The structure also makes this review distinguishable from the previous reviews on biomedical visualization. It is organized based on a taxonomy of medical problems from individual to population levels. Specialized medical visualization techniques are categorized by the supported data type, medical procedures, the scale of the concerned medical problems, locations of the studied problems, and modalities of images. Each technique is described with medical and technical aspects so that medical professionals can quickly locate the proper techniques for their problems. Examples of health applications are used to demonstrate diagnosis, treatment, and prognosis.
The authors provide their insights on simulations and comparative visualization to touch upon future directions. Simulations constitute a tool to understand complex, invisible, and perpetual activities in human bodies, whereas comparative visualization holds the key to unraveling an ensemble of simulation runs and comparing between patients or different measures of medical images.
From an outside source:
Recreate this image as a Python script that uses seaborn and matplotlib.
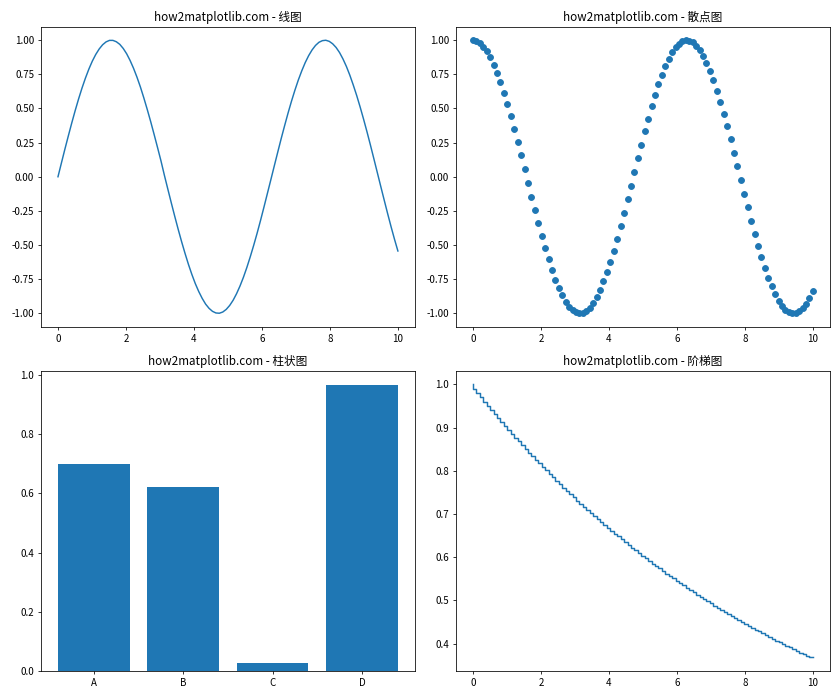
import matplotlib
matplotlib.use('Agg')
import matplotlib.pyplot as plt
import seaborn as sns

plt.rcParams['font.family'] = ['Noto Sans CJK SC', 'DejaVu Sans']
plt.rcParams['axes.unicode_minus'] = False

# 采样点 (0 到 10, 共 100 个)
x_vals = [0.000, 0.101, 0.202, 0.303, 0.404, 0.505, 0.606, 0.707, 0.808, 0.909,
          1.010, 1.111, 1.212, 1.313, 1.414, 1.515, 1.616, 1.717, 1.818, 1.919,
          2.020, 2.121, 2.222, 2.323, 2.424, 2.525, 2.626, 2.727, 2.828, 2.929,
          3.030, 3.131, 3.232, 3.333, 3.434, 3.535, 3.636, 3.737, 3.838, 3.939,
          4.040, 4.141, 4.242, 4.343, 4.444, 4.545, 4.646, 4.747, 4.848, 4.949,
          5.051, 5.152, 5.253, 5.354, 5.455, 5.556, 5.657, 5.758, 5.859, 5.960,
          6.061, 6.162, 6.263, 6.364, 6.465, 6.566, 6.667, 6.768, 6.869, 6.970,
          7.071, 7.172, 7.273, 7.374, 7.475, 7.576, 7.677, 7.778, 7.879, 7.980,
          8.081, 8.182, 8.283, 8.384, 8.485, 8.586, 8.687, 8.788, 8.889, 8.990,
          9.091, 9.192, 9.293, 9.394, 9.495, 9.596, 9.697, 9.798, 9.899, 10.000]

# 线图数据
line_vals = [0.000, 0.101, 0.201, 0.298, 0.393, 0.484, 0.570, 0.650, 0.723, 0.789,
             0.847, 0.896, 0.936, 0.967, 0.988, 0.999, 0.999, 0.989, 0.970, 0.940,
             0.901, 0.852, 0.795, 0.730, 0.658, 0.578, 0.493, 0.404, 0.310, 0.214,
             0.116, 0.010, -0.091, -0.191, -0.289, -0.384, -0.475, -0.561, -0.642, -0.716,
             -0.783, -0.841, -0.891, -0.933, -0.964, -0.986, -0.998, -1.000, -0.991, -0.972,
             -0.943, -0.905, -0.857, -0.801, -0.737, -0.665, -0.586, -0.502, -0.413, -0.319,
             -0.221, -0.121, -0.021, 0.080, 0.180, 0.279, 0.374, 0.466, 0.553, 0.634,
             0.709, 0.776, 0.836, 0.887, 0.929, 0.962, 0.985, 0.997, 1.000, 0.992,
             0.974, 0.947, 0.910, 0.863, 0.808, 0.744, 0.672, 0.595, 0.511, 0.422,
             0.329, 0.232, 0.132, 0.031, -0.070, -0.170, -0.269, -0.365, -0.457, -0.544]

# 散点图数据
scatter_vals = [1.000, 0.995, 0.980, 0.954, 0.920, 0.875, 0.822, 0.760, 0.691, 0.615,
                0.532, 0.444, 0.351, 0.255, 0.156, 0.056, -0.045, -0.146, -0.245, -0.341,
                -0.434, -0.523, -0.606, -0.683, -0.753, -0.816, -0.870, -0.915, -0.951, -0.977,
                -0.993, -1.000, -0.996, -0.982, -0.958, -0.924, -0.880, -0.828, -0.767, -0.698,
                -0.622, -0.541, -0.453, -0.361, -0.265, -0.166, -0.066, 0.035, 0.136, 0.235,
                0.332, 0.426, 0.515, 0.599, 0.676, 0.747, 0.810, 0.865, 0.911, 0.948,
                0.975, 0.993, 1.000, 0.997, 0.984, 0.960, 0.927, 0.885, 0.834, 0.774,
                0.706, 0.631, 0.549, 0.463, 0.371, 0.275, 0.177, 0.076, -0.025, -0.126,
                -0.225, -0.322, -0.416, -0.506, -0.590, -0.668, -0.740, -0.804, -0.860, -0.907,
                -0.945, -0.973, -0.991, -1.000, -0.998, -0.985, -0.963, -0.931, -0.890, -0.839]

# 柱状图数据
bar_cats = ['A', 'B', 'C', 'D']
bar_vals = [0.699, 0.622, 0.027, 0.966]

# 阶梯图数据
step_vals = [1.000, 0.990, 0.980, 0.970, 0.960, 0.951, 0.941, 0.932, 0.922, 0.913,
             0.904, 0.895, 0.886, 0.877, 0.868, 0.859, 0.851, 0.842, 0.834, 0.825,
             0.817, 0.809, 0.801, 0.793, 0.785, 0.777, 0.769, 0.761, 0.754, 0.746,
             0.739, 0.731, 0.724, 0.717, 0.709, 0.702, 0.695, 0.688, 0.681, 0.674,
             0.668, 0.661, 0.654, 0.648, 0.641, 0.635, 0.628, 0.622, 0.616, 0.610,
             0.603, 0.597, 0.591, 0.585, 0.580, 0.574, 0.568, 0.562, 0.557, 0.551,
             0.545, 0.540, 0.535, 0.529, 0.524, 0.519, 0.513, 0.508, 0.503, 0.498,
             0.493, 0.488, 0.483, 0.478, 0.474, 0.469, 0.464, 0.459, 0.455, 0.450,
             0.446, 0.441, 0.437, 0.432, 0.428, 0.424, 0.420, 0.415, 0.411, 0.407,
             0.403, 0.399, 0.395, 0.391, 0.387, 0.383, 0.379, 0.375, 0.372, 0.368]

blue = '#1f77b4'

# 12x10 英寸, 70 dpi -> 840x700 像素
fig, axes = plt.subplots(2, 2, figsize=(12, 10), dpi=70)

# 线图
ax = axes[0, 0]
sns.lineplot(x=x_vals, y=line_vals, color=blue, linewidth=1.5, sort=False, ax=ax)
ax.set_title('how2matplotlib.com - 线图')

# 散点图
ax = axes[0, 1]
sns.scatterplot(x=x_vals, y=scatter_vals, color=blue, s=36,
                edgecolor=blue, linewidth=1.0, ax=ax)
ax.set_title('how2matplotlib.com - 散点图')

# 柱状图
ax = axes[1, 0]
sns.barplot(x=bar_cats, y=bar_vals, color=blue, saturation=1, width=0.8, ax=ax)
ax.set_xlim(-0.59, 3.59)
ax.set_title('how2matplotlib.com - 柱状图')

# 阶梯图
ax = axes[1, 1]
sns.lineplot(x=x_vals, y=step_vals, color=blue, linewidth=1.5, sort=False,
             drawstyle='steps-pre', ax=ax)
ax.set_title('how2matplotlib.com - 阶梯图')

plt.subplots_adjust(left=0.0488, right=0.988, top=0.962, bottom=0.0414,
                    wspace=0.11, hspace=0.146)
plt.savefig('out.png', dpi=70)
plt.close()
Last but not least, state-of-the-art free visualization software is listed so that medical professionals can familiarize themselves with some of the techniques and experiment with their data.
“We would like to promote medical image visualization in the health care community. We advocate for more collaborations between medical experts and visualization researchers for better solutions to a broader spectrum of medical problems.” shares Zhou as he emphasizes their ultimate goal to contribute to the joint effort of the medical and visualization communities to advance precision medicine.